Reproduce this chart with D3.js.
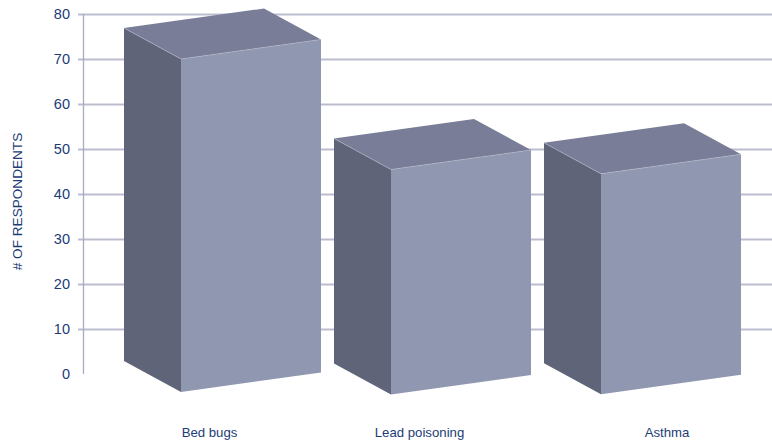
<!DOCTYPE html>
<html>
<head>
<meta charset="utf-8">
<title># of respondents</title>
<script src="https://d3js.org/d3.v7.min.js"></script>
<style>
  html, body { margin: 0; padding: 0; background: #fff; }
  svg { display: block; }
  text { font-family: "Liberation Sans", Arial, sans-serif; fill: #1c3c76; }
</style>
</head>
<body>
<div id="chart"></div>
<script>
  // chart data
  var categories = ["Bed bugs", "Lead poisoning", "Asthma"];
  var respondents = [74, 50, 49];
  var yTicks = [0, 10, 20, 30, 40, 50, 60, 70, 80];

  var width = 772, height = 445;

  // box projection: how far the side and the front lean on screen
  var depth = {dx: -57, dy: -31};
  var span = {dx: 140, dy: -19.5};
  // front corner sits a little below the zero line, not the same for each box
  var baseDrop = [18, 20.5, 20.3];
  var labelShift = [0, 0, 37.5];

  var svg = d3.select("#chart").append("svg")
    .attr("width", width)
    .attr("height", height);

  var y = d3.scaleLinear().domain([0, 80]).range([374, 14]);
  var x = d3.scalePoint().domain(categories).range([181, 601]);

  // gridlines and tick stubs come from the axis
  var axis = d3.axisLeft(y)
    .tickValues(yTicks)
    .tickSize(-(width - 78))
    .tickPadding(8);

  var axisG = svg.append("g")
    .attr("transform", "translate(78,0)")
    .call(axis);
  axisG.select(".domain").remove();
  axisG.selectAll("line")
    .attr("stroke", "#bbbdcf")
    .attr("stroke-width", 1.8)
    .filter(function(d) { return d === 0; }).remove();
  axisG.selectAll("text")
    .attr("x", -8)
    .style("font-size", "14.5px")
    .style("font-family", "'Liberation Sans', Arial, sans-serif");

  svg.append("line")
    .attr("x1", 83.5).attr("x2", 83.5)
    .attr("y1", y(80)).attr("y2", y(0))
    .attr("stroke", "#a9abbf")
    .attr("stroke-width", 1.3);

  svg.append("text")
    .attr("transform", "translate(22,201.5) rotate(-90)")
    .attr("text-anchor", "middle")
    .style("font-size", "13.6px")
    .text("# OF RESPONDENTS");

  function pts(list) {
    return list.map(function(p) { return p[0] + "," + p[1]; }).join(" ");
  }

  var bars = svg.append("g").selectAll("g")
    .data(categories)
    .enter().append("g");

  bars.each(function(name, i) {
    var g = d3.select(this);
    var h = y(0) - y(respondents[i]);
    var fx = x(name);
    var fb = y(0) + baseDrop[i];
    var ft = fb - h;

    // side face
    g.append("polygon")
      .attr("fill", "#5f6478")
      .attr("points", pts([
        [fx, ft], [fx + depth.dx, ft + depth.dy],
        [fx + depth.dx, fb + depth.dy], [fx, fb]
      ]));
    // top face
    g.append("polygon")
      .attr("fill", "#797d97")
      .attr("points", pts([
        [fx, ft], [fx + depth.dx, ft + depth.dy],
        [fx + depth.dx + span.dx, ft + depth.dy + span.dy],
        [fx + span.dx, ft + span.dy]
      ]));
    // front face
    g.append("polygon")
      .attr("fill", "#9097b0")
      .attr("points", pts([
        [fx, ft], [fx + span.dx, ft + span.dy],
        [fx + span.dx, fb + span.dy], [fx, fb]
      ]));
    // thin light seam along the top edges
    g.append("polyline")
      .attr("fill", "none")
      .attr("stroke", "#b4b7c8")
      .attr("stroke-width", 0.6)
      .attr("points", pts([
        [fx + depth.dx, ft + depth.dy], [fx, ft], [fx + span.dx, ft + span.dy]
      ]));

    g.append("text")
      .attr("x", fx + 28.5 + labelShift[i])
      .attr("y", 436.5)
      .attr("text-anchor", "middle")
      .style("font-size", "13.2px")
      .text(name);
  });
</script>
</body>
</html>
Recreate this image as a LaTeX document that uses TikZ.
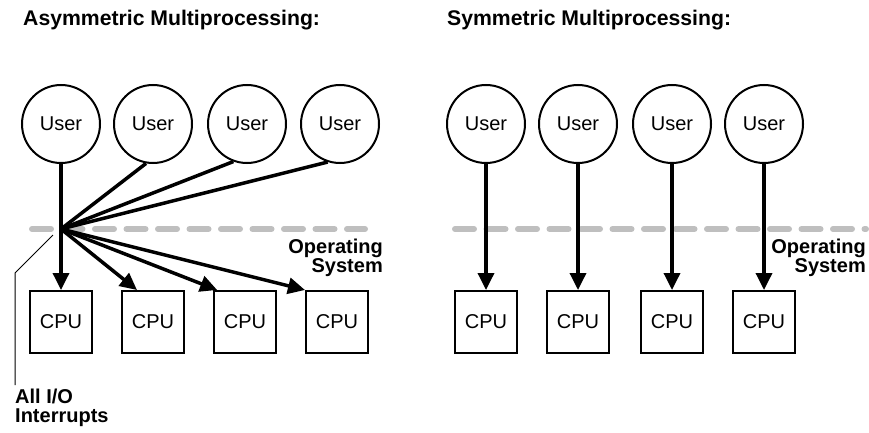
\documentclass[tikz,border=0pt]{standalone}
\usepackage{fontspec}
\setmainfont{Liberation Sans}
\usetikzlibrary{arrows.meta,positioning,calc}

\begin{document}
\begin{tikzpicture}[x=1pt,y=-1pt,>={Triangle[length=17pt,width=16pt]},
        font=\fontsize{20}{19}\selectfont,
        userc/.style={draw,circle,line width=2pt,minimum size=78pt,inner sep=0pt},
        cpubox/.style={draw,line width=2pt,minimum width=62pt,minimum height=62pt,inner sep=0pt},
        flow/.style={line width=3.5pt},
        osline/.style={line width=6pt,black!25,line cap=round,dash pattern=on 19pt off 12.5pt},
        lbl/.style={font=\fontsize{20}{18.5}\selectfont\bfseries,inner sep=0pt},
        title/.style={font=\fontsize{21.2}{24}\selectfont\bfseries,inner sep=0pt,anchor=base west}]
        \useasboundingbox (0,0) rectangle (869,433);

        % asymmetric side
        \node[title] (atitle) at (23,26) {Asymmetric Multiprocessing:};
        \draw[osline] (32,229) -- (365,229);
        \node[userc] (auser1) at (61,124) {User};
        \node[userc] (auser2) at (153,124) {User};
        \node[userc] (auser3) at (247,124) {User};
        \node[userc] (auser4) at (340,124) {User};
        \node[cpubox] (acpu1) at (61,322) {CPU};
        \node[cpubox] (acpu2) at (153,322) {CPU};
        \node[cpubox] (acpu3) at (245,322) {CPU};
        \node[cpubox] (acpu4) at (337,322) {CPU};
        \coordinate (hub) at (61,229);
        \node[lbl,align=right,anchor=east] (aos) at (383,258) {Operating\\System};
        \node[lbl,align=left,anchor=north west] (io) at (15,389) {All I/O\\Interrupts};
        \coordinate (iotip) at (53,235);

        \draw[flow,->] (auser1) -- (acpu1);
        \draw[flow] (auser2.-100) -- (hub);
        \draw[flow] (auser3.-110) -- (hub);
        \draw[flow] (auser4.-108) -- (hub);
        \draw[flow,->] (hub) -- ($(acpu2.north west)!0.5!(acpu2.north)$);
        \draw[flow,->] (hub) -- ($(acpu3.north west)!0.13!(acpu3.north)$);
        \draw[flow,->] (hub) -- (acpu4.north west);
        \draw[line width=1pt] ([yshift=4pt]io.north west) -- ++(0,-112) -- (iotip);

        % symmetric side
        \node[title] (stitle) at (447,26) {Symmetric Multiprocessing:};
        \draw[osline] (455,229) -- (866,229);
        \node[userc] (suser1) at (486,124) {User};
        \node[userc] (suser2) at (578,124) {User};
        \node[userc] (suser3) at (672,124) {User};
        \node[userc] (suser4) at (764,124) {User};
        \node[cpubox] (scpu1) at (486,322) {CPU};
        \node[cpubox] (scpu2) at (578,322) {CPU};
        \node[cpubox] (scpu3) at (672,322) {CPU};
        \node[cpubox] (scpu4) at (764,322) {CPU};
        \node[lbl,align=right,anchor=east] (sos) at (866,258) {Operating\\System};

        \draw[flow,->] (suser1) -- (scpu1);
        \draw[flow,->] (suser2) -- (scpu2);
        \draw[flow,->] (suser3) -- (scpu3);
        \draw[flow,->] (suser4) -- (scpu4);
    \end{tikzpicture}
\end{document}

● **Exercise goal**
Reproduce only the lines of the records from the start up to and including the line that holds "var x = d3.scalePoint().domain(categories).range([181, 601]);"; do not carry over any picture.

● **Result for this task**
Reproduce this chart with D3.js.
<!DOCTYPE html>
<html>
<head>
<meta charset="utf-8">
<title># of respondents</title>
<script src="https://d3js.org/d3.v7.min.js"></script>
<style>
  html, body { margin: 0; padding: 0; background: #fff; }
  svg { display: block; }
  text { font-family: "Liberation Sans", Arial, sans-serif; fill: #1c3c76; }
</style>
</head>
<body>
<div id="chart"></div>
<script>
  // chart data
  var categories = ["Bed bugs", "Lead poisoning", "Asthma"];
  var respondents = [74, 50, 49];
  var yTicks = [0, 10, 20, 30, 40, 50, 60, 70, 80];

  var width = 772, height = 445;

  // box projection: how far the side and the front lean on screen
  var depth = {dx: -57, dy: -31};
  var span = {dx: 140, dy: -19.5};
  // front corner sits a little below the zero line, not the same for each box
  var baseDrop = [18, 20.5, 20.3];
  var labelShift = [0, 0, 37.5];

  var svg = d3.select("#chart").append("svg")
    .attr("width", width)
    .attr("height", height);

  var y = d3.scaleLinear().domain([0, 80]).range([374, 14]);
  var x = d3.scalePoint().domain(categories).range([181, 601]);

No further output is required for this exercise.